“Il Figlio Mio” (1929)
The Victorian adage of children should be seen and not heard embodies the traditional educational system. Teachers serve as the sage on the stage, pupils empty vessels needing filling. The paradigm shift came about through a twentieth century miracle worker whose name, if not her biography, spread throughout the world.
Ironically, the foremost authority on pedagogy was from a milieu that did not prioritize female education. Maria Montessori was born in Chiaravalle, Italy, in 1870. Her mother, Renilde, instilled a sense of compassion when she encouraged her to take up knitting to aid the poor. Bored at school, intellectual stimulation arrived when the family moved to the cultural mecca of Rome. Although her parents wanted her to be a teacher, she set her sights on a medical career though he University of Rome believed medicine was the provenance of men. The assistance of Pope Leo XIII brought admittance yet the professors did not permit her to perform dissections alongside her male colleagues. In 1896, Dr. Montessori became the first Italian woman to earn a diploma as a physician.
After graduation, Maria joined a research program at the Psychiatric Clinic of the University of Rome, working with mentally ill children where she became convinced that helping her patients was as much a matter of education as of medical treatment. In 1906, the Italian government put Montessori in charge of a state supported program that had sixty students from Rome’s slums. Her unique approach was to forego desks for tables and chairs; she eschewed conventional classrooms where “children, like butterflies mounted on pins, are fastened each to his place.” Realizing her niche was as an educator more than as a physician, in 1929 Maria established the first Montessori School-the Casa dei Bambini; sister establishments soon spread throughout the world.

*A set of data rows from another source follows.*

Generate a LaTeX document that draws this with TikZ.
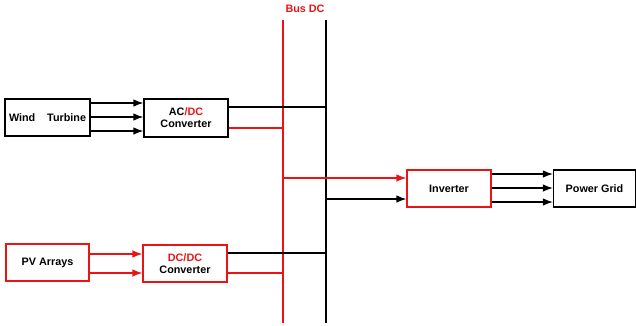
\documentclass[tikz,border=0pt]{standalone}
\usepackage{fontspec}
\setmainfont{Liberation Sans}
\usetikzlibrary{arrows.meta}
\definecolor{busred}{RGB}{235,20,20}
\begin{document}
\begin{tikzpicture}[x=1pt,y=-1pt,
  box/.style={draw=black,line width=1.2pt,inner sep=0pt,font=\bfseries\fontsize{10.8}{12}\selectfont,align=center},
  rbox/.style={box,draw=busred},
  arr/.style={line width=1.2pt,-{Latex[length=10pt,width=7.5pt]}},
  ln/.style={line width=1.2pt},
  bus/.style={line width=1.6pt}]
\useasboundingbox (0,0) rectangle (636,325);
% boxes
\node[box,minimum width=85pt,minimum height=37pt] (wind) at (47.5,117.5) {Wind\hspace{1.1em}Turbine};
\node[box,minimum width=84pt,minimum height=38pt] (acdc) at (186,118) {AC\textcolor{busred}{/DC}\\Converter};
\node[rbox,minimum width=83pt,minimum height=37pt] (pv) at (47.5,262.5) {PV Arrays};
\node[rbox,minimum width=84pt,minimum height=37pt] (dcdc) at (185,263.5) {\textcolor{busred}{DC/DC}\\Converter};
\node[rbox,minimum width=84pt,minimum height=37pt] (inv) at (449,188.5) {Inverter};
\node[box,minimum width=82pt,minimum height=37pt] (grid) at (594.5,188.5) {Power Grid};
% buses
\coordinate (rtop) at (283,20); \coordinate (rbot) at (283,323);
\coordinate (btop) at (326,20); \coordinate (bbot) at (326,323);
\draw[bus,busred] (rtop) -- (rbot);
\draw[bus,black] (btop) -- (bbot);
\node[font=\bfseries\fontsize{10.8}{12}\selectfont,text=busred] (buslbl) at (305,9) {Bus DC};
% wind -> acdc
\foreach \y in {103,117,131}{
  \draw[arr] (wind.east |- 0,\y) -- (acdc.west |- 0,\y);
}
% pv -> dcdc
\foreach \y in {254,273}{
  \draw[arr,busred] (pv.east |- 0,\y) -- (dcdc.west |- 0,\y);
}
% converters to buses
\draw[ln] (acdc.east |- 0,107) -- (btop |- 0,107);
\draw[ln,busred] (acdc.east |- 0,128) -- (rtop |- 0,128);
\draw[ln] (dcdc.east |- 0,253) -- (btop |- 0,253);
\draw[ln,busred] (dcdc.east |- 0,273) -- (rtop |- 0,273);
% buses -> inverter
\draw[arr,busred] (rtop |- 0,178) -- (inv.west |- 0,178);
\draw[arr] (btop |- 0,199) -- (inv.west |- 0,199);
% inverter -> grid
\foreach \y in {174,188,202}{
  \draw[arr] (inv.east |- 0,\y) -- (grid.west |- 0,\y);
}
\end{tikzpicture}
\end{document}
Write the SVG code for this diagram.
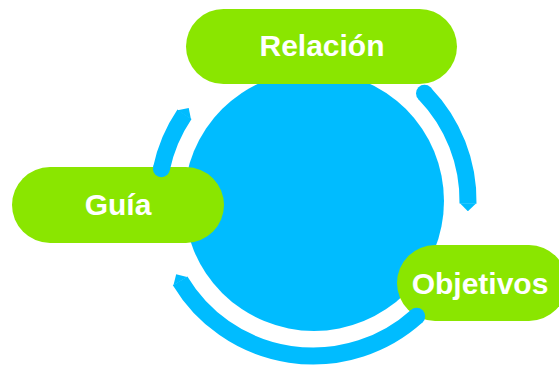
<svg xmlns="http://www.w3.org/2000/svg" width="559" height="367" viewBox="0 0 559 367">
<style>
.pill{fill:#8AE600}
.lbl{font-family:"Liberation Sans",Arial,sans-serif;font-weight:bold;font-size:30px;fill:#ffffff;text-anchor:middle}
.arc{fill:none;stroke:#00BCFF;stroke-width:17}
</style>
<defs>
<marker id="tip" markerUnits="userSpaceOnUse" viewBox="0 0 10 20" refX="0.5" refY="10" markerWidth="8" markerHeight="17" orient="auto">
<path d="M0,0 L10,10 L0,20 z" fill="#00BCFF"/>
</marker>
</defs>
<rect width="559" height="367" fill="#ffffff"/>
<g id="center">
<circle cx="314" cy="201" r="130" fill="#00BCFF"/>
</g>
<g id="relacion">
<rect class="pill" x="186" y="9" width="271" height="75" rx="37.5"/>
<text class="lbl" x="322" y="56">Relación</text>
</g>
<g id="guia">
<rect class="pill" x="12" y="167" width="212" height="76" rx="38"/>
<text class="lbl" x="118" y="215">Guía</text>
</g>
<g id="objetivos">
<rect class="pill" x="397" y="245" width="170" height="76" rx="38"/>
<text class="lbl" x="480" y="294">Objetivos</text>
</g>
<g id="connectors">
<path class="arc" stroke-linecap="butt" marker-end="url(#tip)" d="M424.5,93.3 A155,155 0 0 1 468,203.7"/>
<circle cx="424.5" cy="93.3" r="8.5" fill="#00BCFF"/>
<path class="arc" marker-end="url(#tip)" d="M416.7,316.2 A155,155 0 0 1 180.1,280.8"/>
<circle cx="416.7" cy="316.2" r="8.5" fill="#00BCFF"/>
<path class="arc" marker-end="url(#tip)" d="M161.4,168.8 A155,155 0 0 1 184.5,114.3"/>
<circle cx="161.4" cy="168.8" r="8.5" fill="#00BCFF"/>
</g>
</svg>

Maria fell in love with her colleague, Dr. Giuseppe Montesano that resulted in the 1898 birth of Mario, her only child. As an unwed mother in Catholic Italy would have been a disgrace, the parents entrusted their son to a farming family in the countryside. In 1912, with the passing of her mother, Maria brought the teenaged Mario back to Rome; although she did not acknowledge him as her child they developed a powerful connection.
At the invitation of the Spanish government to implement her pedagogy, Maria and Mario moved to Barcelona where they lived until the rise of Franco’s dictatorship. At the same time, Nazi Germany closed all Montessori school and the books she had authored on her methodology ended up in a Goebbels’ bonfire. Her refusal to work with Mussolini with his fascist youth movement likewise ended the closure of all facilities that bore her name. Through Ada Pierson, Mario’s second wife, Maria, her son, and four grandchildren settled in Amsterdam.
In 1939, Maria and Mario travelled to India for a three-month tour to share the Montessori Method. However, with the outbreak of World War II, as Italian citizens, the British who controlled India arrested Mario as an enemy combatant and placed Maria under house arrest. In 1946, they returned to the Netherlands, the country where she lived for the remainder of her life-a life where she had met the famous and infamous: Mussolini, Queen Victoria, and Gandhi, and had been the recipient of three Nobel Prize nominations. Although known for her achievements, one of her greatest breakthrough was just before her 1952 death, she publically acknowledged Mario. In her will, she identified him as, “Il figlio mio”-my son.